Synergies between Climate Finance Mechanisms

The synthesis report summarizes the findings of a multilevel analysis of synergies and complementarities between funding streams from different multilateral climate finance mechanisms, including the Green Climate Fund (GCF) and the Climate Investment Funds (CIFs), as well as interactions and synergies with the Global Environment Facility (GEF) and the Adaptation Fund (AF). It is based on four case studies, a portfolio analysis and additional stakeholder interviews. These describe mechanisms and situations where synergies between climate finance mechanisms and the initiatives they have funded arise. The synthesis report presents drivers of and challenges to such synergies and indicates areas for optimization. The case studies document different types of synergies in the renewable energy sector development in Kazakhstan, adaptation and resilience work in Cambodia and Namibia, and sustainable energy in Mongolia.

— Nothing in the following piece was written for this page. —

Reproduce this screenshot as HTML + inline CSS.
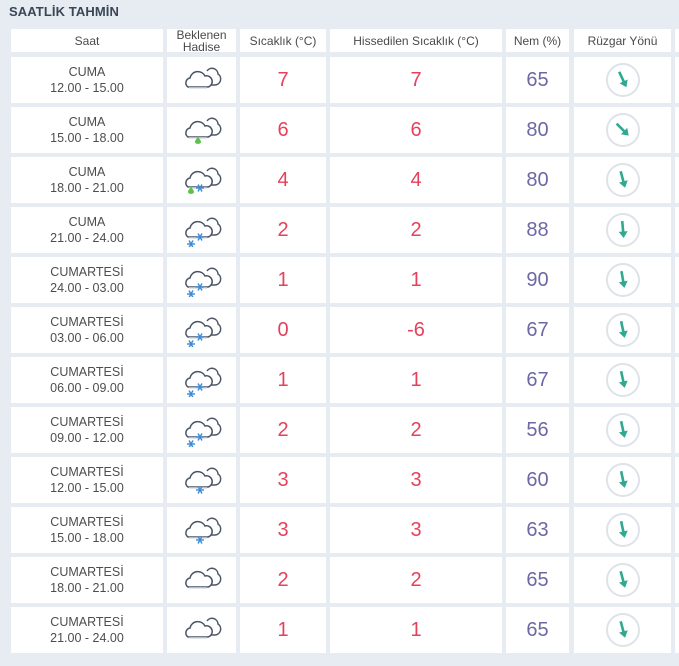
<!DOCTYPE html>
<html><head><meta charset="utf-8"><style>
body{margin:0;width:679px;height:666px;background:#e6ecf1;font-family:"Liberation Sans","DejaVu Sans",sans-serif;overflow:hidden;position:relative}
#title{position:absolute;left:9px;top:4px;font-size:13px;font-weight:bold;color:#3a4656;letter-spacing:0.1px}
.c{position:absolute;background:#fff;display:flex;align-items:center;justify-content:center;text-align:center;color:#444}
.h{font-size:12px;color:#4a4a4a;line-height:12px}
.saat{font-size:12.5px;line-height:16px;color:#4d4d4d}
.red{font-size:20px;color:#e6415b}
.pur{font-size:20px;color:#6d68a3}
</style></head><body>
<div id="title">SAATLİK TAHMİN</div>
<div id="tbl"></div>
<script>
const days=["CUMA","CUMA","CUMA","CUMA","CUMARTESİ","CUMARTESİ","CUMARTESİ","CUMARTESİ","CUMARTESİ","CUMARTESİ","CUMARTESİ","CUMARTESİ"];
const times=["12.00 - 15.00","15.00 - 18.00","18.00 - 21.00","21.00 - 24.00","24.00 - 03.00","03.00 - 06.00","06.00 - 09.00","09.00 - 12.00","12.00 - 15.00","15.00 - 18.00","18.00 - 21.00","21.00 - 24.00"];
const temps=[7,6,4,2,1,0,1,2,3,3,2,1];
const feels=[7,6,4,2,1,-6,1,2,3,3,2,1];
const humidity=[65,80,80,88,90,67,67,56,60,63,65,65];
const windDir=[25,45,15,5,10,12,12,12,12,12,15,15];
const weather=["cloud","rain","rainsnow","snow2","snow2","snow2","snow2","snow2","snow1","snow1","cloud","cloud"];
const headers=["Saat","Beklenen<br>Hadise","Sıcaklık (°C)","Hissedilen Sıcaklık (°C)","Nem (%)","Rüzgar Yönü",""];
const cols=[[11,152],[167,69],[240,86],[330,172],[506,63],[574,97],[675,10]];
const T=document.getElementById('tbl');
function cell(x,y,w,h,html,cls){const d=document.createElement('div');d.className='c '+(cls||'');d.style.left=x+'px';d.style.top=y+'px';d.style.width=w+'px';d.style.height=h+'px';d.innerHTML=html;T.appendChild(d);return d;}
function snow(x,y){let s='';for(let a=0;a<3;a++){const r=a*Math.PI/3;s+=`<line x1="${x-4*Math.cos(r)}" y1="${y-4*Math.sin(r)}" x2="${x+4*Math.cos(r)}" y2="${y+4*Math.sin(r)}" stroke="#3a8ad6" stroke-width="1.4"/>`;}return s;}
function drop(x,y){return `<path d="M${x} ${y} C${x-1} ${y+3} ${x-3} ${y+4} ${x-3} ${y+6} C${x-3} ${y+8.5} ${x+3} ${y+8.5} ${x+3} ${y+6} C${x+3} ${y+4} ${x+1} ${y+3} ${x} ${y}z" fill="#5cc24a"/>`;}
function icon(t){
 let s='<svg width="44" height="34" viewBox="0 0 44 34">';
 s+='<path d="M27 8 a6 6 0 0 1 11 3 a6 6 0 0 1 -3 11 h-8" fill="#fff" stroke="#4a5566" stroke-width="1.5"/>';
 s+='<path d="M8 24 a5 5 0 0 1 2 -9 a8 8 0 0 1 15 -2 a5.5 5.5 0 0 1 3 11 z" fill="#fff" stroke="#4a5566" stroke-width="1.5"/>';
 s+='<path d="M9 25 h18" stroke="#d8dde3" stroke-width="1.5"/>';
 if(t=='rain')s+=drop(18,23);
 if(t=='rainsnow'){s+=drop(11,23)+snow(20,25);}
 if(t=='snow2')s+=snow(20,24)+snow(11,31);
 if(t=='snow1')s+=snow(20,27);
 return s+'</svg>';}
function arrow(a){return `<svg width="36" height="36" viewBox="0 0 36 36"><circle cx="18" cy="18" r="16" fill="none" stroke="#dde3e8" stroke-width="2"/><g transform="rotate(${-a} 18 18)"><line x1="18" y1="9" x2="18" y2="21" stroke="#2fa98f" stroke-width="2.6"/><polygon points="13.5,19.5 22.5,19.5 18,26" fill="#2fa98f"/></g></svg>`;}
headers.forEach((h,i)=>{const d=cell(cols[i][0],29,cols[i][1],23,h,'h');

});
days.forEach((day,r)=>{const y=57+50*r,h=46;
 let d=cell(cols[0][0],y,cols[0][1],h,day+'<br>'+times[r],'saat');
 
 
 d=cell(cols[1][0],y,cols[1][1],h,icon(weather[r]));
 
 
 d=cell(cols[2][0],y,cols[2][1],h,temps[r],'red');
 
 
 d=cell(cols[3][0],y,cols[3][1],h,feels[r],'red');
 
 
 d=cell(cols[4][0],y,cols[4][1],h,humidity[r],'pur');
 
 
 d=cell(cols[5][0],y,cols[5][1],h,arrow(windDir[r]));
 
 
 d=cell(cols[6][0],y,cols[6][1],h,'');
 
 
});
</script>
</body></html>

The report was using the case studies – which have not been designed as evaluations, but rather as illustrations – to understand whether and how funds from different climate finance mechanisms can result in more or higher quality impacts than any individual financial mechanism. The cases illustrate that there are options to combine funding in intelligent manners, and thus achieve impacts faster and more sustainably. Observed synergies meant that interventions could be more impactful, more efficient, and exceed certain thresholds that are necessary to achieve results at scale, and that would not be reached without the confluence of different funding stream, each of which would have been too limited for that.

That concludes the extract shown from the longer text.